Why are MVNOs doing well in a struggling market?

  • MVNOs have diversified brands and business models that win the customers big network marketing can’t easily reach
  • And they are doing their bit to grind out at least some growth in tough times
  • As such, they’re playing a major role in telco/DSP realignment

There should be no mystery about why telecom is steadily seeing a rise in the number and variety of retail players and business models, whether hatched as independent mobile virtual network operators (MVNOs) or engineered as operator sub-brands.

Retail disaggregation and diversification is a direction that large and complex industries, with huge up-front capital costs, tend to migrate to over time, and that migration speeds up in times of trouble.

Take cars: If a major manufacturer finds its existing model range is faltering, one popular fix is to merge with a smaller rival or buy in a brand (or resuscitate an old one of its own) and put as much of its expensively developed and laboriously assembled new technology into it as it can, thus maintaining its technical edge while diversifying retail channels.

In telecom, this sort of fix has panned out in a slightly different way, but the underlying industrial logic is the same. “Over the years we’ve seen mobile virtual network operators (MVNOs) fall in and out of fashion, a few went on to be very successful while most disappeared, but we’re now seeing sustained MVNO growth,” said Kester Mann, director of consumer and connectivity at UK consultancy CCS Insight, which has recently completed a survey of UK MVNOs. 

The survey report, entitled UK’s Vibrant Market for MVNOs Keeps on Growing, found that MVNOs now represent 18% of all UK retail connections, having grown by 8% in 2023 by adding 1.2 million customers, while the big four UK network operators managed just 2% new customer growth over the same period.

Mann pointed out that the classic independent MVNO segment is actually part of a broader trend to retail diversification in mobile. He explained that operators have also moved heavily into sub-branding by establishing new entities that look to users like MVNOs but are actually fully or part-owned and operated by the parent network operator.
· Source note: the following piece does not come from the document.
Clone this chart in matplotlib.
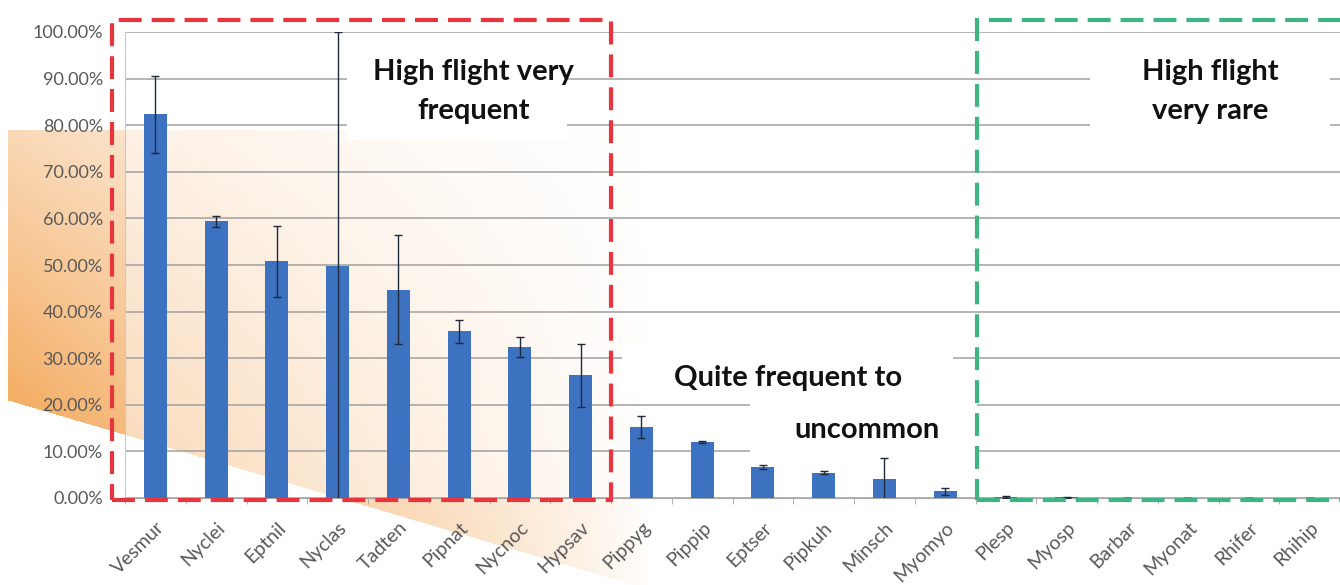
import matplotlib.pyplot as plt
import numpy as np
from matplotlib.patches import Rectangle

plt.rcParams['font.family'] = ['Lato', 'DejaVu Sans']

species = ["Vesmur", "Nyclei", "Eptnil", "Nyclas", "Tadten", "Pipnat", "Nycnoc", "Hypsav",
           "Pippyg", "Pippip", "Eptser", "Pipkuh", "Minsch", "Myomyo",
           "Plesp", "Myosp", "Barbar", "Myonat", "Rhifer", "Rhihip"]
freq = [82.3, 59.4, 50.8, 49.7, 44.7, 35.8, 32.4, 26.3,
        15.3, 12.0, 6.6, 5.4, 4.1, 1.4,
        0.3, 0.2, 0.0, 0.0, 0.0, 0.0]
err = [8.2, 1.2, 7.6, 50.3, 11.7, 2.5, 2.2, 6.7,
       2.4, 0.3, 0.4, 0.3, 4.5, 0.7,
       0.2, 0.1, 0.0, 0.0, 0.0, 0.0]
yticks = np.arange(0, 101, 10)

W, H = 1340, 585
fig = plt.figure(figsize=(W / 100, H / 100), dpi=100)

# orange decoration behind the chart (pixel grid of the figure)
yy, xx = np.mgrid[0:H, 0:W].astype(float)
diag = 400 + 0.295 * (xx - 8)
t = diag - yy
inside = (xx >= 8) & (yy >= 130) & (t >= 0)
fx = np.clip(1 - (xx - 8) / 640, 0, 1) ** 0.8
a = fx * np.clip(0.45 + 0.55 * (1 - t / 280), 0.2, 1) * inside
rgba = np.zeros((H, W, 4))
rgba[..., 0] = 0.95
rgba[..., 1] = 0.62
rgba[..., 2] = 0.28
rgba[..., 3] = a * 0.85
bg = fig.add_axes([0, 0, 1, 1], zorder=0)
bg.imshow(rgba, extent=[0, W, H, 0], aspect='auto', interpolation='bilinear')
bg.set_xlim(0, W)
bg.set_ylim(H, 0)
bg.axis('off')

ax = fig.add_axes([125 / W, 87 / H, 1215 / W, 466 / H], zorder=1)
ax.set_facecolor((1, 1, 1, 0.5))

x = np.arange(len(species))
ax.bar(x, freq, width=0.38, color='#3D72C1', zorder=3)
ax.errorbar(x, freq, yerr=err, fmt='none', ecolor='#1e2a3c', elinewidth=1,
            capsize=3, capthick=1, zorder=4)

ax.set_xlim(-0.5, len(species) - 0.5)
ax.set_ylim(0, 100)
ax.set_yticks(yticks)
ax.set_yticklabels([f"{v:.2f}%" for v in yticks], fontsize=13, color='#595959')
ax.set_xticks(x)
ax.set_xticklabels(species, rotation=45, ha='right', rotation_mode='anchor',
                   fontsize=14, color='#595959')
ax.set_xticks(np.arange(-0.5, len(species), 1), minor=True)
ax.tick_params(axis='x', which='major', length=0, pad=15)
ax.tick_params(axis='x', which='minor', length=4, color='#a6a6a6')
ax.tick_params(axis='y', length=0, pad=16)

ax.yaxis.grid(True, color='#a0a0a0', lw=1.1)
ax.set_axisbelow(True)
for s in ['top', 'right']:
    ax.spines[s].set_visible(False)
ax.spines['left'].set_color('#bfcbdc')
ax.spines['bottom'].set_color('#a6a6a6')

# dashed group boxes
ax.add_patch(Rectangle((-0.71, -0.4), 8.21, 103.0, fill=False, ec='#e8343c', lw=3,
                       ls=(0, (5.5, 2.4)), clip_on=False, zorder=5))
ax.add_patch(Rectangle((13.53, -0.4), 7.0, 103.0, fill=False, ec='#3db482', lw=3,
                       ls=(0, (5.5, 2.4)), clip_on=False, zorder=5))

# white label boxes hiding the grid
for x0, x1, y0, y1 in [(3.15, 6.78, 76.8, 98.3), (7.68, 13.13, 22.1, 32.8),
                       (9.79, 13.52, 6.4, 21.5), (15.38, 19.33, 76.8, 98.3)]:
    ax.add_patch(Rectangle((x0, y0), x1 - x0, y1 - y0, fc='white', ec='none', zorder=1))

tkw = dict(ha='center', va='center', fontsize=21, fontweight='bold', color='#111111', zorder=6)
ax.text(5.24, 91.4, "High flight very", **tkw)
ax.text(5.24, 83.0, "frequent", **tkw)
ax.text(10.41, 25.75, "Quite frequent to", **tkw)
ax.text(11.71, 14.6, "uncommon", **tkw)
ax.text(17.36, 91.4, "High flight", **tkw)
ax.text(17.36, 83.0, "very rare", **tkw)

plt.savefig("out.png", dpi=100)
A sub-brand is usually split off from the parent in order to better appeal to specific demographics or interest groups through differentiated tariffs and often wildly different (Un-carrier style) marketing and imagery. In the UK, successful sub-brands include Giffgaff, Voxi and Smarty.

What changed?

Historically, UK industry observers would scratch their heads over why some MVNOs scored consistently higher on key network quality measures and general user regard than their ‘parent’ network operator, even though they were using the same network.

It soon became clear that network technical performance measurement wasn’t everything, especially as the number of dropped calls and other annoyances suffered by customers fell as the network technology and automated processes improved. Their technical scores all looked increasingly the same.

Instead, provider popularity increasingly stemmed from better overall user experience – so things like customer care, faster telephone response to complaints and a jazzier image often meant better customer retention and greater profitability.

There’s a similar story of MVNO progress in the US. For instance, T-Mobile appears to be making a major play to sign up as many MVNOs to its network as it can find. It has launched an initiative called “Your Name, Our Wireless”, which is designed to make it attractive to branded carriers considering a prepaid services launch. If hooked up to T-Mobile, the operator promises to foot nearly all of the considerable up-front and running investments to enable the business arrangement, claiming it will take on much of the burden, up to and including handling the back-end configuration, customer support and payment processing.

The lesson here is that once a big telco has made its own major investments in operations support systems/business support systems (OSS/BSS) and network automation, it can afford to extend the back-end services to its partners to win the market share.